Description
With recent HEAD, unable to create or killall job. It always complain following error:
aurora create cp0/bhuvan/staging10/hello hello_world.aurora [stories/apps-in-docker] 15:35:57 INFO] Creating job hello INFO] Starting new HTTP connection (1): a005832.vp.iso.apple.com INFO] Starting new HTTP connection (1): a005832.vp.iso.apple.com INFO] Response from scheduler: LOCK_ERROR (message: Unable to perform operation for: bhuvan/staging10/hello.
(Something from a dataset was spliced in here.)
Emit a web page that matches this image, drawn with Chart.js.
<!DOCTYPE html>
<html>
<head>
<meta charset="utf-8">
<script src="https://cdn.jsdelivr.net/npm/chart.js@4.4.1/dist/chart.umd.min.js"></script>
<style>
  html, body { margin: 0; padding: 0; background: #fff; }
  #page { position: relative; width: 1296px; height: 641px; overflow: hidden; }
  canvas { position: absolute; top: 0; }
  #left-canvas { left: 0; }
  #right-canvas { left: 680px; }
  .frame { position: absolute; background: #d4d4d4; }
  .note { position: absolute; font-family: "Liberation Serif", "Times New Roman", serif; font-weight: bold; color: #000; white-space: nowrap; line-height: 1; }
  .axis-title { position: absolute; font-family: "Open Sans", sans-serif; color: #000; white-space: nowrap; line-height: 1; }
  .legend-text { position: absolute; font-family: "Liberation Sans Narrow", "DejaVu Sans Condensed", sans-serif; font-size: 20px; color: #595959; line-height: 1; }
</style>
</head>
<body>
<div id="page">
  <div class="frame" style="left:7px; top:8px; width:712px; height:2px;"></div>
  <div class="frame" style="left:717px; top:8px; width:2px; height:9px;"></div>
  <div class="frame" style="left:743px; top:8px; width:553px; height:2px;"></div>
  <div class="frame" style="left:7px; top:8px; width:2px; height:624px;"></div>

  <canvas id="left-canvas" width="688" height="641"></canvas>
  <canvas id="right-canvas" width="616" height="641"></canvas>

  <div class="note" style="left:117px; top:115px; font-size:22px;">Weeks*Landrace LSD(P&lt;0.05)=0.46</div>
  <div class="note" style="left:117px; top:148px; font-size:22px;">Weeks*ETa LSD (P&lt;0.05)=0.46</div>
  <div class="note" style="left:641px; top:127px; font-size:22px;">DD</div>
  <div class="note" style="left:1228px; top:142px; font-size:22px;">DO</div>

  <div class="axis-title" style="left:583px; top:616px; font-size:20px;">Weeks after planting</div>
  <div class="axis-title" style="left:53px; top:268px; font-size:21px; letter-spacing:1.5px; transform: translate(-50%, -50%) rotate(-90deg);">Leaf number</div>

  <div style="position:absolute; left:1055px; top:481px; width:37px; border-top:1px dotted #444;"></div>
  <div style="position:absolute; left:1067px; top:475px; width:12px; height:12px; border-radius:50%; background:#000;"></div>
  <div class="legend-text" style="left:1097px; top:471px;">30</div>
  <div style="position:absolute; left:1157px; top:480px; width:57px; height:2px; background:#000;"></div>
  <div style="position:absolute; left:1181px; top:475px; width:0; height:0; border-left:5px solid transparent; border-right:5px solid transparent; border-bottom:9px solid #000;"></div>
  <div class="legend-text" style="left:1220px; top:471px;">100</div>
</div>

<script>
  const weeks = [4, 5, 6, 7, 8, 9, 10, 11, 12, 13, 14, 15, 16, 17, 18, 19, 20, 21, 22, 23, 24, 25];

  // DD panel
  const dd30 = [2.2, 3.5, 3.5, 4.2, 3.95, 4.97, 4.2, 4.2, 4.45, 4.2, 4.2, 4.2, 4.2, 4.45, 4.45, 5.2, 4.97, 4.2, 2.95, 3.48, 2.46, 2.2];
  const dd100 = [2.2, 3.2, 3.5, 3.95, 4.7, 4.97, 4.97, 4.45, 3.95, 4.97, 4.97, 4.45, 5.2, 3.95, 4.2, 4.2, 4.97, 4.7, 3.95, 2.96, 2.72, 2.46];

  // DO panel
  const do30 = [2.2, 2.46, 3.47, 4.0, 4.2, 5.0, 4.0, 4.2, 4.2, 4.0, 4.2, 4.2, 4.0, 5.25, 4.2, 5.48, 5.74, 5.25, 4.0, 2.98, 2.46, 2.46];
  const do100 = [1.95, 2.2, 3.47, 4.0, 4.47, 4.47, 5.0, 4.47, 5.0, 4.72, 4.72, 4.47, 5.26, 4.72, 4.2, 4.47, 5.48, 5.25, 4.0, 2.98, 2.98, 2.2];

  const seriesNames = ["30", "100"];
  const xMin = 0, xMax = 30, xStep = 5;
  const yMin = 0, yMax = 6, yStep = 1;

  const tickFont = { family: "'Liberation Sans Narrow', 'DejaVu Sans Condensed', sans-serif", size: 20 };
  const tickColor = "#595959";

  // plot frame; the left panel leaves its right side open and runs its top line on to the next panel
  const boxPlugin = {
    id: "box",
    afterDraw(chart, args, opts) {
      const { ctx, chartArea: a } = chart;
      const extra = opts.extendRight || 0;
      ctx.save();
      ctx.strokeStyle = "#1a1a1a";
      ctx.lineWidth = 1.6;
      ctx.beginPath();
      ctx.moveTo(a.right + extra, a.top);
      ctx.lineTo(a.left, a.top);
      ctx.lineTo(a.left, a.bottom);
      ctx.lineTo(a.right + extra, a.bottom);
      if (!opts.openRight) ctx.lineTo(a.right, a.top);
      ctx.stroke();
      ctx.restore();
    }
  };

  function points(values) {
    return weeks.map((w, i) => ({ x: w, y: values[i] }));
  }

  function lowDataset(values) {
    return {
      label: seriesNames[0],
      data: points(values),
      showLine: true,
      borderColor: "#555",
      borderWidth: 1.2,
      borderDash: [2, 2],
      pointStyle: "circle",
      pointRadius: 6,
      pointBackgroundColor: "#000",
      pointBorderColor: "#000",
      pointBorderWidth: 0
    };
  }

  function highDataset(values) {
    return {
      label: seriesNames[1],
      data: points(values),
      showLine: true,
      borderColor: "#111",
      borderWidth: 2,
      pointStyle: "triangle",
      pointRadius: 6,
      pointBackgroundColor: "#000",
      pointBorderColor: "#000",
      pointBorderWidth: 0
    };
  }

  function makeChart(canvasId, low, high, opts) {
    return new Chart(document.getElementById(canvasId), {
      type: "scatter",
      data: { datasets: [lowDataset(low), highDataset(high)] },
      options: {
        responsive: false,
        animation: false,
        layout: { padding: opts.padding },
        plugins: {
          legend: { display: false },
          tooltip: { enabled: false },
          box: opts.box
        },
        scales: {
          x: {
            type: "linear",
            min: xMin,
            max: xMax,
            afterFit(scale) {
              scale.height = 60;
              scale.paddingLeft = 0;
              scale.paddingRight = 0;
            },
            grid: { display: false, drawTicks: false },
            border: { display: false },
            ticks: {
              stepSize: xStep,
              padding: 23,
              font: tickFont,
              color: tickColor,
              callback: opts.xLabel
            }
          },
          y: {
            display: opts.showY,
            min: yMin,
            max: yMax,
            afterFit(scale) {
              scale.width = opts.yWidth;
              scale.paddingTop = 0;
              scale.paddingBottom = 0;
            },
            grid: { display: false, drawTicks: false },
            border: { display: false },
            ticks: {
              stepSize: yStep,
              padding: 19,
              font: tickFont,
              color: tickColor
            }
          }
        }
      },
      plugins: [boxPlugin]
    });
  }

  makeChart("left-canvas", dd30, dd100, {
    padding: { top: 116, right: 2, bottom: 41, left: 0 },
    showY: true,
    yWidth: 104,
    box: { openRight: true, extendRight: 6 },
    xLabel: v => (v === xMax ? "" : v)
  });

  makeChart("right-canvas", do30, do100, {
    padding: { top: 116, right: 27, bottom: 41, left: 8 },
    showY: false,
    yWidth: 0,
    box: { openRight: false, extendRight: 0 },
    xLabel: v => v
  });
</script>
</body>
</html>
Use override/cancel option.) INFO] Note: if the scheduler detects that a job update is in progress (or was not properly completed) it will reject subsequent updates. This is because your job is likely in a partially-updated state. You should only begin another update if you are confident that nobody is updating this job, and that the job is in a state suitable for an update. After checking on the above, you may release the update lock on the job by invoking cancel_update.
The scheduler log, when run in FINE log level, show that one lock is held. The lock is held by completely different task. Confirmed it by querying /locks endpoint. This is the commit, where lockMapper is changed to use LEFT OUTER JOIN.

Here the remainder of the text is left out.